Rowan Cooperative Extension

With kids out of school, summer in full force, and Fourth of July right around the corner, it is the perfect time to be thinking about grilling. There are a lot of things to take into consideration when grilling meats, from grill safety to food handling safety. The food safety aspects cover before and after grilling. Below are some tips to help you get started this summer.

From a grill safety stand point. The U.S. Fire Administration (USFA) recommends the following tips.
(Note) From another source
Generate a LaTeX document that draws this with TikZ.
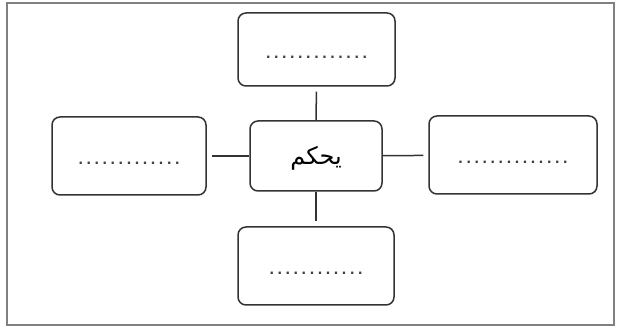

  • Only use your grill outside. Keep it away from siding and deck rails.
  • Wear short sleeves or roll them up when cooking on the grill.
  • Open your gas grill before lighting.
  • Use long-handled barbecue tools.
  • Never leave your grill unattended.
  • Clean your grill after each use.

Food handling tips:

• Defrost chicken completely before cooking. This can be done by using a microwave, putting in cold water, or setting in the refrigerator. This should never be done at room temperature. If you defrost in the microwave or by placing in cool water, cook immediately.
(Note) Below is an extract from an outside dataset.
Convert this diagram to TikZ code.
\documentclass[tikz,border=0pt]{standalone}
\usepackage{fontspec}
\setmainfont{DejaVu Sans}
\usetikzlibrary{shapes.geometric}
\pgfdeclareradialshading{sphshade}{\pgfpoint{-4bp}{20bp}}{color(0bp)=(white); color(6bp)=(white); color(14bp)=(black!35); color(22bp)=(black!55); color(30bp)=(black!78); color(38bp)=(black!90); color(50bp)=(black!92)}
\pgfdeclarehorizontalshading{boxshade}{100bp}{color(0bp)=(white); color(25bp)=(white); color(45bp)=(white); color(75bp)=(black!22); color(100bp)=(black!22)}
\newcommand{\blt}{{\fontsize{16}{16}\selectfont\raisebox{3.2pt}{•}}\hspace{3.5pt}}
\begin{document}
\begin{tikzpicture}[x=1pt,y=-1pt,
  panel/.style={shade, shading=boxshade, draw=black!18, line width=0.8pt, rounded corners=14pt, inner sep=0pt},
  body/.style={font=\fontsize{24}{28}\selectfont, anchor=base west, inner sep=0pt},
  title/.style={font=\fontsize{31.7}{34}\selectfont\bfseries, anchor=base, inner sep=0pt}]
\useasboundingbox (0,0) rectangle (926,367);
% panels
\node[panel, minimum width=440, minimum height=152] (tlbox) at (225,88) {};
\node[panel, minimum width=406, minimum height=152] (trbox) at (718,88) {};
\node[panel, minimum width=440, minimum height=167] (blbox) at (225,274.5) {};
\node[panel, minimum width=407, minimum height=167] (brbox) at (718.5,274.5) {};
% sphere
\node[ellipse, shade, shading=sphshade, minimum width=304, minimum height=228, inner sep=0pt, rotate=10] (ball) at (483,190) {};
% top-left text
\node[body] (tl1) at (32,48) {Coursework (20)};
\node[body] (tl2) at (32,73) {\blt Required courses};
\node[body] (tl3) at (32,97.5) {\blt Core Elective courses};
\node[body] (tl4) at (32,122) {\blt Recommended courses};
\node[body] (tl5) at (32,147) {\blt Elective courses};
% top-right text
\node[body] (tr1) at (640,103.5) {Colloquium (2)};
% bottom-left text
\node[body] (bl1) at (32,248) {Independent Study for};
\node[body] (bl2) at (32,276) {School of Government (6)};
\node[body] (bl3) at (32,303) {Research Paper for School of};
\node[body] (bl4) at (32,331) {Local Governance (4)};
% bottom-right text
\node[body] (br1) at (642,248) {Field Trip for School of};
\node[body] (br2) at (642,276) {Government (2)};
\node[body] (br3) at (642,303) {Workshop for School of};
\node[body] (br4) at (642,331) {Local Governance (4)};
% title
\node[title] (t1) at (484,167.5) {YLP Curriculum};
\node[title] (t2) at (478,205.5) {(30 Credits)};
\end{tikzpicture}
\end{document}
  • Make sure that you wash your hands and all surfaces (cutting boards, counter tops, knives, etc.) before and after coming into contact with raw foods.
  • Keep raw products and vegetables separate; use different utensils, cutting boards, and plates.
  • Make sure that you marinate your meat in the refrigerator; don’t let it set out on the counter while it soaks in all of those flavors.

Internal cooking temperatures:

Always use a thermometer to cook your meat to the correct temperature. You can never judge it based on how it looks. Sometimes, pink burgers can be 160 degrees, and burgers that look cooked all the way through never reach that correct internal temperature.

  • Poultry should be cooked to 165 degrees.

– Ground beef should be cooked to 160 degrees.
– Egg dishes should be cooked to 160 degrees.
– Steaks and roasts should be cooked to 145 degrees.
– Fish should be cooked to 145 degrees.

If you plan to transport your raw meat to a park or someone else’s house to be grilled, make sure that you place it in a cooler. The cooler should be placed in the air-conditioned portion of your car, not your trunk. Once there, keep the cooler in the shade with plenty of ice.

Put all leftovers in the fridge within two hours of being cooked or if the temperature is above 90 degrees, it needs to be chilled within an hour of cooking.